Some of that work is already going on at the city level, said Kate Wright, the executive director of Climate Mayors, a bipartisan group of nearly 500 mayors across 48 states. She pointed to places such as Los Angeles, which is closing city-owned coal and fossil fuel power plants, and Houston, which is powering municipal facilities with clean and renewable energy, as cities where local officials are taking the lead to address the climate crisis.
But many of those efforts are limited by jurisdiction and funding, Wright said. The Supreme Court’s decision, which hamstrings climate action at the federal level, is a significant blow.
“We can’t just print money,” she said. “We really are going to need the regulatory power of the federal government. We’re going to need the technical assistance, and we’re going to need the funding.”
Former Vice President Al Gore similarly said the U.S. will need to explore other options to fight global warming.
“We need to see state and local governments redouble their efforts to reduce emissions, we need to see the private sector step up and match their climate pledges with action, and most importantly, we must call on Congress to pass comprehensive climate legislation,” Gore said in a statement.
Former presidential candidate Tom Steyer, an investor and a co-executive chair of Galvanize Climate Solutions, said in an interview that the ruling “puts even more onus” on private businesses and investors to fund projects that will deliver renewable energy at scale.

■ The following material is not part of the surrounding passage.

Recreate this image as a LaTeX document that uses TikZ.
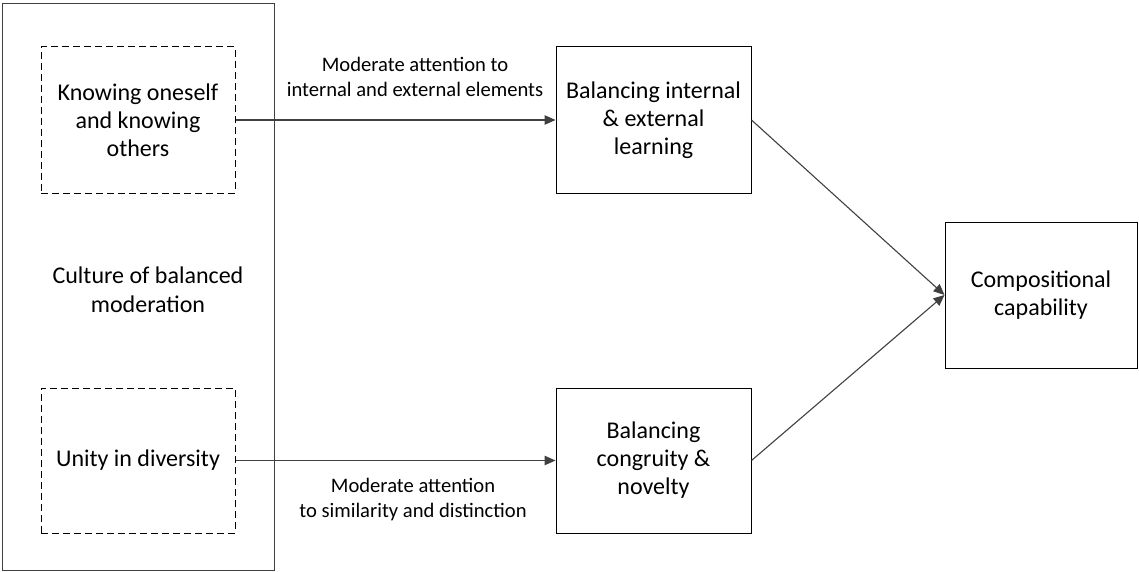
\documentclass[tikz,border=0pt]{standalone}
\usepackage{fontspec}
\setmainfont{Carlito}
\usetikzlibrary{arrows.meta}
\definecolor{linegray}{HTML}{404040}
\tikzset{
	plainbox/.style={draw=black,line width=1pt,align=center,inner sep=0pt,font=\fontsize{24}{28}\selectfont},
	dashbox/.style={plainbox,dash pattern=on 7pt off 4pt},
	linklabel/.style={align=center,font=\fontsize{20.6}{25}\selectfont},
	link/.style={->,draw=linegray,line width=1.1pt}
}
\begin{document}
\begin{tikzpicture}[line cap=butt,line join=miter,>={Triangle[length=11pt,width=9.5pt]},x=1pt,y=-1pt]
	\useasboundingbox (0,0) rectangle (1139,572);
	\node [draw=linegray,line width=1pt,minimum width=272pt,minimum height=566pt] (frame) at (138,287) {};
	\node [align=center,font=\fontsize{24}{29}\selectfont] (culture) at (148,290) {Culture of balanced\\moderation};
	\node [dashbox,minimum width=194pt,minimum height=146pt] (know) at (138,120) {Knowing oneself\\and knowing\\others};
	\node [dashbox,minimum width=194pt,minimum height=145pt] (unity) at (138,460.5) {Unity in diversity};
	\node [plainbox,minimum width=195pt,minimum height=146pt] (inner) at (653.5,120) {Balancing internal\\\& external\\learning};
	\node [plainbox,minimum width=195pt,minimum height=145pt] (novel) at (653.5,460.5) {Balancing\\congruity \&\\novelty};
	\node [plainbox,minimum width=192pt,minimum height=146pt] (comp) at (1041,295) {Compositional\\capability};
	\node [linklabel] (upper) at (415,76.5) {Moderate attention to\\internal and external elements};
	\node [linklabel] (lower) at (413,500) {Moderate attention\\to similarity and distinction};
	\draw [link] (know.east) -- (inner.west);
	\draw [link] (unity.east) -- (novel.west);
	\draw [link] (inner.east) -- (comp.west);
	\draw [link] (novel.east) -- (comp.west);
\end{tikzpicture}
\end{document}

“We’re really on the clock,” Steyer said, adding that wind and solar are the cheapest forms of electricity generation. “In the next 10 years, it’s not about investing in new technology. It’s about improving the technologies we have and deploying them.”
The Supreme’s Court decision is likely to put the Biden administration’s 2030 climate targets even further out of reach, said Wright, of Climate Mayors.
As part of the landmark Paris Agreement, a global pact that aims to reduce greenhouse gas emissions to avert the worst effects of climate change, the U.S. pledged to cut its emissions in half by 2030. The target could be in jeopardy without aggressive climate action from cities, states and the federal government, Wright said.
The court’s ruling could also damage America’s credibility in global climate negotiations, especially with partners that have stronger climate regulations, like the European Union.
“It makes it more difficult for the United States — the federal executive branch — to lead internationally on climate if we can’t deliver on our climate promise by 2030,” Steyer said.
Vickie Patton, the general counsel for the Environmental Defense Fund, which was a party to the case, said that the Supreme Court’s decision was “damaging” but that the EPA still has other ways to control harmful pollution, including addressing methane emissions from the oil and gas industry and tailpipe emissions from passenger vehicles, trucks and buses. Such tools will become even more important, she said.
Patton said that while the potential consequences of the Supreme Court’s decision are “alarming,” it should not be cause for despair.
“If we all work together in the country — if it’s all hands on deck — we can get there,” she said. “But we have no time to waste. We’re really in a race against time to address the climate crisis.”